Problem: Scan the entries below. List each line with "matplotlib".

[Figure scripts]
◇ ◇ ◇
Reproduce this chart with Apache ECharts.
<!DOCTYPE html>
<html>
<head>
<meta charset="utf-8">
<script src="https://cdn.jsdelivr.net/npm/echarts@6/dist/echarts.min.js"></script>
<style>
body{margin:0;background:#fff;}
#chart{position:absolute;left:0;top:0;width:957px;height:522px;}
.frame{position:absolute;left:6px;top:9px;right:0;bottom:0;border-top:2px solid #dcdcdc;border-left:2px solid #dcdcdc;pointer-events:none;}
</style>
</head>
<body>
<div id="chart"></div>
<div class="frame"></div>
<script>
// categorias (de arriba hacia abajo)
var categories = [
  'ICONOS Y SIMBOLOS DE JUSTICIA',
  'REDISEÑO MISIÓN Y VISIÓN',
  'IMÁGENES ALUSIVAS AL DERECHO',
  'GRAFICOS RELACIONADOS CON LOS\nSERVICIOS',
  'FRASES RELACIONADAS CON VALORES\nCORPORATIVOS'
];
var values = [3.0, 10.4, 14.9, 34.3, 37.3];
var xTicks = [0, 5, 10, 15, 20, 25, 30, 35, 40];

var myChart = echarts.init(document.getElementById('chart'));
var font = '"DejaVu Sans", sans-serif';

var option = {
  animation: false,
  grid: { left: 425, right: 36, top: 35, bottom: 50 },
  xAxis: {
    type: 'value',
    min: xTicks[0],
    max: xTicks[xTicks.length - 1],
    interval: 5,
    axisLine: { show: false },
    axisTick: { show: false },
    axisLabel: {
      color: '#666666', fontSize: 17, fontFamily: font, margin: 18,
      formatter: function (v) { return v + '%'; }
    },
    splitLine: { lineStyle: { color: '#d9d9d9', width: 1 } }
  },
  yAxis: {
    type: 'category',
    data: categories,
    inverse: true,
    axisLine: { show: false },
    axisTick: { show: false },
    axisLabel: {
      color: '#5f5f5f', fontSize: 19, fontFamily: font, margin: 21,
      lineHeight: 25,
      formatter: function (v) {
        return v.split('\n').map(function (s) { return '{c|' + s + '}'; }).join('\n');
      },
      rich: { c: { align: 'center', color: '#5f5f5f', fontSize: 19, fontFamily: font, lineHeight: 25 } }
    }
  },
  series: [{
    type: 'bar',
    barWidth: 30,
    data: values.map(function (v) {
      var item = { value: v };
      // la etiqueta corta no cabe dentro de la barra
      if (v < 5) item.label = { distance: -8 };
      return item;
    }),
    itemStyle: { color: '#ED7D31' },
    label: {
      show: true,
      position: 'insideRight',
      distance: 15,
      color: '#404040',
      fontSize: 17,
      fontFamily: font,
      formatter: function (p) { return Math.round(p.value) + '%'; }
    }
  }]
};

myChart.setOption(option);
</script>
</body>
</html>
◇ ◇ ◇
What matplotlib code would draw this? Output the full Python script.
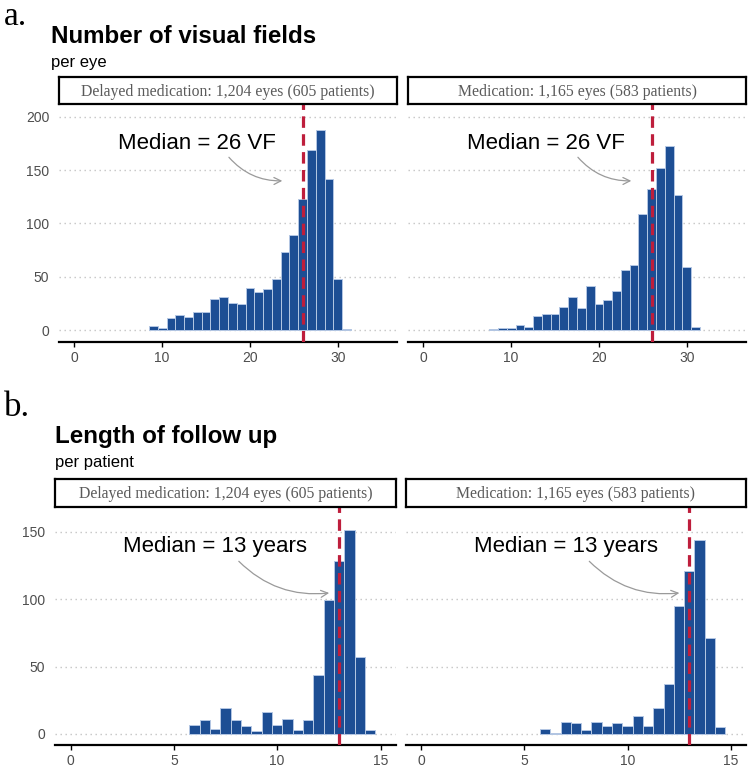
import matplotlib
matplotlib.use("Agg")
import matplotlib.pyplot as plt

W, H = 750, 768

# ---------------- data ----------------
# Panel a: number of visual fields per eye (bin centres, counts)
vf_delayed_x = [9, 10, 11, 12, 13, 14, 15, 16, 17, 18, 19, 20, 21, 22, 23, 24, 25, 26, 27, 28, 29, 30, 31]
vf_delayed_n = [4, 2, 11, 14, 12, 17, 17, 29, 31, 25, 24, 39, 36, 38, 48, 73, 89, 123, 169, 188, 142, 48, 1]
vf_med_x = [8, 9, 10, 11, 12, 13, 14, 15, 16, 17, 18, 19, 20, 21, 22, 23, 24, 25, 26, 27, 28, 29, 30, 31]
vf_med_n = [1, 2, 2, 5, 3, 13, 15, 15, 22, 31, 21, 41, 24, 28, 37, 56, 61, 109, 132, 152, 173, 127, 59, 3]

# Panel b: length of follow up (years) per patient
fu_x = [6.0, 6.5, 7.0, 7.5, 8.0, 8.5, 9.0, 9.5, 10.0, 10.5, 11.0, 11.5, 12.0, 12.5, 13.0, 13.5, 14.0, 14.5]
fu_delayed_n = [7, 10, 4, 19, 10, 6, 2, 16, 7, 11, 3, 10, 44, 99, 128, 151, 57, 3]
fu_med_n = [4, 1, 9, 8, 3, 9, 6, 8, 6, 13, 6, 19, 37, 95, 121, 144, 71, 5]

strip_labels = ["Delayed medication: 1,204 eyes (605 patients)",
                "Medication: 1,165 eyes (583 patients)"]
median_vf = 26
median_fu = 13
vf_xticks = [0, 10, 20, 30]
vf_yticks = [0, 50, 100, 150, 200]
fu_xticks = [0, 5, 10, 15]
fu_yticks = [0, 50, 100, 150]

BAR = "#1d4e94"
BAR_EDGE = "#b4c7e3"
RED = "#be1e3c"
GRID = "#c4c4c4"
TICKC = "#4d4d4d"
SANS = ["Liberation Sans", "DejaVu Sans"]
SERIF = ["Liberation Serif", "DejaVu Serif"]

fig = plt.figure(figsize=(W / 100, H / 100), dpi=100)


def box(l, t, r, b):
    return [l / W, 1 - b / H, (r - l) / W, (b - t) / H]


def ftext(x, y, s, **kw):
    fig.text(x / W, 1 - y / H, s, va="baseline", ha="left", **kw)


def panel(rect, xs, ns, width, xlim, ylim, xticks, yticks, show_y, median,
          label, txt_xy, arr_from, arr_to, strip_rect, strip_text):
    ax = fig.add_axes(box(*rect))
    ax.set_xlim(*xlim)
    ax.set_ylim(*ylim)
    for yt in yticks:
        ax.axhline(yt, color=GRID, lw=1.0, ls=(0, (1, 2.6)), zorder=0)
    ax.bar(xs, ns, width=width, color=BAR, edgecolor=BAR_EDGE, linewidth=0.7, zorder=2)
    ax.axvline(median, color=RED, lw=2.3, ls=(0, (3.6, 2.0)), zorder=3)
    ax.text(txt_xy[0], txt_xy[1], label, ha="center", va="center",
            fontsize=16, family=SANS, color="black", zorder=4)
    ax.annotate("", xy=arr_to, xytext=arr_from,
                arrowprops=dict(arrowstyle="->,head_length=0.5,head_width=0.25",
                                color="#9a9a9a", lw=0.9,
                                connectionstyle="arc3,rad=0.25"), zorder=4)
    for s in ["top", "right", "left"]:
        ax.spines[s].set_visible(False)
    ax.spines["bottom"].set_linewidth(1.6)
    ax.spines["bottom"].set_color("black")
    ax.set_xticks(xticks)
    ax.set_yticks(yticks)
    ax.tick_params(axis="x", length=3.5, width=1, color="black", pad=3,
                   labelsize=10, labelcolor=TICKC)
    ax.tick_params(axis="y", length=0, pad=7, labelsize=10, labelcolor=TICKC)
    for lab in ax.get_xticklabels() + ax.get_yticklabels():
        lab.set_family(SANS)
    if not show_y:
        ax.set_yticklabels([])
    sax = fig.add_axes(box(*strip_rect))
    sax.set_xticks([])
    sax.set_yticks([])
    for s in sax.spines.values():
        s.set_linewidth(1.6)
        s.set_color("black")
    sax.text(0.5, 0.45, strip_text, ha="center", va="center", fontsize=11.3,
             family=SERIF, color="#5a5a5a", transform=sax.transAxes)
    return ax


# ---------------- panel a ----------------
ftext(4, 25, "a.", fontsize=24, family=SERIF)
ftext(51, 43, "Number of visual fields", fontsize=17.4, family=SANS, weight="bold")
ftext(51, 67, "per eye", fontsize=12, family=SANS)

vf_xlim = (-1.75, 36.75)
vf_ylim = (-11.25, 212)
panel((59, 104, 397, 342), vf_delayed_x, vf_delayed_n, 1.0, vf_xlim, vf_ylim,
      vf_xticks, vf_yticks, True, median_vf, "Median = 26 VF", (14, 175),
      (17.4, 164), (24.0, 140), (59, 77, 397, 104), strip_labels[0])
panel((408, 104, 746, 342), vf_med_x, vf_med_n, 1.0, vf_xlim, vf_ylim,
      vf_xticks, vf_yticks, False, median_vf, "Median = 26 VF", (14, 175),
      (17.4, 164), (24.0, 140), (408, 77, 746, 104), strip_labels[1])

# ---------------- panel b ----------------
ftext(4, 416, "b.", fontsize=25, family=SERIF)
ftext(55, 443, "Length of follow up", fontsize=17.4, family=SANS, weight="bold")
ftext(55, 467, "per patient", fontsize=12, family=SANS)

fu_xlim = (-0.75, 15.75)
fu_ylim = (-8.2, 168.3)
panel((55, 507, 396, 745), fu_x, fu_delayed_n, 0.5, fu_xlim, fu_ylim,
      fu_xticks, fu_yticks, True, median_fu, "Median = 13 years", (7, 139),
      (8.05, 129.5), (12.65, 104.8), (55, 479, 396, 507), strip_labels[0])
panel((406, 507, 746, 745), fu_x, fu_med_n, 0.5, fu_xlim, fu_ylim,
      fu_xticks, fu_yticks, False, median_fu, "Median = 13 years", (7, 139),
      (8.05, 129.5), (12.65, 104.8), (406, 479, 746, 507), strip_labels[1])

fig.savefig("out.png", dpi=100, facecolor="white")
◇ ◇ ◇
Expected answer:
What matplotlib code would draw this? Output the full Python script.
import matplotlib
matplotlib.use("Agg")
import matplotlib.pyplot as plt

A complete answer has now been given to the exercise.